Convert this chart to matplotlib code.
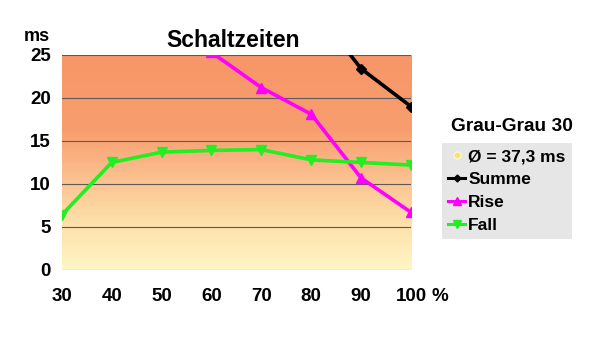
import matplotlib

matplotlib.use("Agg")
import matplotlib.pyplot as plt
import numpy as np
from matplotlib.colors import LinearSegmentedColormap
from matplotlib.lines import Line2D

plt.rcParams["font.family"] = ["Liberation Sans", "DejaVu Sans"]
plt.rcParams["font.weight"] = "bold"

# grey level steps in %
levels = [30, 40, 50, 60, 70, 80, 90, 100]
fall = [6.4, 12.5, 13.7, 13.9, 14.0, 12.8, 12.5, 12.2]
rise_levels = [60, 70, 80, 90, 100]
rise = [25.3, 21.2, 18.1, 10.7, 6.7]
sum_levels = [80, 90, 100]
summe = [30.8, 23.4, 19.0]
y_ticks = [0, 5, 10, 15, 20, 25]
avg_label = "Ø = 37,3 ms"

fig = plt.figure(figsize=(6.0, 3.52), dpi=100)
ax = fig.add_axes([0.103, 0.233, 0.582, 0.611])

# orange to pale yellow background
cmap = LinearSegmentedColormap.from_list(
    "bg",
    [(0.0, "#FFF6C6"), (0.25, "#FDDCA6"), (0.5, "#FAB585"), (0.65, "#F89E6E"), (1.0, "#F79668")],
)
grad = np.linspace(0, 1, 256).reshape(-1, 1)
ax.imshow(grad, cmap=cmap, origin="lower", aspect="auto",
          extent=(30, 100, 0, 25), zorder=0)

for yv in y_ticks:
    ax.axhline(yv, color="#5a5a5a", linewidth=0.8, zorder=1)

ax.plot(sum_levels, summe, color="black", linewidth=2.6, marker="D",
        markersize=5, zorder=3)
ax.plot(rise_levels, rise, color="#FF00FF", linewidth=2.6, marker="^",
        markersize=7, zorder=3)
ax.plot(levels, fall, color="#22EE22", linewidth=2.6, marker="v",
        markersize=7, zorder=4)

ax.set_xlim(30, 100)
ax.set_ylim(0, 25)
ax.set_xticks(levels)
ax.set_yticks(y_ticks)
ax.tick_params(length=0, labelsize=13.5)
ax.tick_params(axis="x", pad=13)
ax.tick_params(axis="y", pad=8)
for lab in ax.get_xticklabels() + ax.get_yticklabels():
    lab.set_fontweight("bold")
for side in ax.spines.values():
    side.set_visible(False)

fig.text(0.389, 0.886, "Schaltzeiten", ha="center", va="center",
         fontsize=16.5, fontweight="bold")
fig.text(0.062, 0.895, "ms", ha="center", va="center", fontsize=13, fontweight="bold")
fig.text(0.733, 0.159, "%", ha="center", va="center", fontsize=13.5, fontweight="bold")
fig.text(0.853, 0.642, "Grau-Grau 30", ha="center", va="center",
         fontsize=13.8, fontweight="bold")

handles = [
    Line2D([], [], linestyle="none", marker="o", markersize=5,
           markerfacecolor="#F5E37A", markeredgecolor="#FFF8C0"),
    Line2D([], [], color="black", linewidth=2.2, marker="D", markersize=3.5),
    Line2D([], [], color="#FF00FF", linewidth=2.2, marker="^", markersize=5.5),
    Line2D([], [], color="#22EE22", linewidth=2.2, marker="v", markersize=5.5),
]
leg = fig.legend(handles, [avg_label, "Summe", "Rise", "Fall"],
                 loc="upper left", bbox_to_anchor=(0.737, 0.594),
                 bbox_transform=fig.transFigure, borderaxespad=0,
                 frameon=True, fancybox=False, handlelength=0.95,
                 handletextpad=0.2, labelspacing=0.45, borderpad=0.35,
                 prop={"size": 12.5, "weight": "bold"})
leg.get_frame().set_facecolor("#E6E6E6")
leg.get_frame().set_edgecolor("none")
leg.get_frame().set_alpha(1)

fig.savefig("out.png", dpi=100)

**What is needed:** Write out nothing but the lines from the start of the data through the line with "ax = fig.add_axes([0.103, 0.233, 0.582, 0.611])". Leave out the pictures.

**Exercise solution:**
Convert this chart to matplotlib code.
import matplotlib

matplotlib.use("Agg")
import matplotlib.pyplot as plt
import numpy as np
from matplotlib.colors import LinearSegmentedColormap
from matplotlib.lines import Line2D

plt.rcParams["font.family"] = ["Liberation Sans", "DejaVu Sans"]
plt.rcParams["font.weight"] = "bold"

# grey level steps in %
levels = [30, 40, 50, 60, 70, 80, 90, 100]
fall = [6.4, 12.5, 13.7, 13.9, 14.0, 12.8, 12.5, 12.2]
rise_levels = [60, 70, 80, 90, 100]
rise = [25.3, 21.2, 18.1, 10.7, 6.7]
sum_levels = [80, 90, 100]
summe = [30.8, 23.4, 19.0]
y_ticks = [0, 5, 10, 15, 20, 25]
avg_label = "Ø = 37,3 ms"

fig = plt.figure(figsize=(6.0, 3.52), dpi=100)
ax = fig.add_axes([0.103, 0.233, 0.582, 0.611])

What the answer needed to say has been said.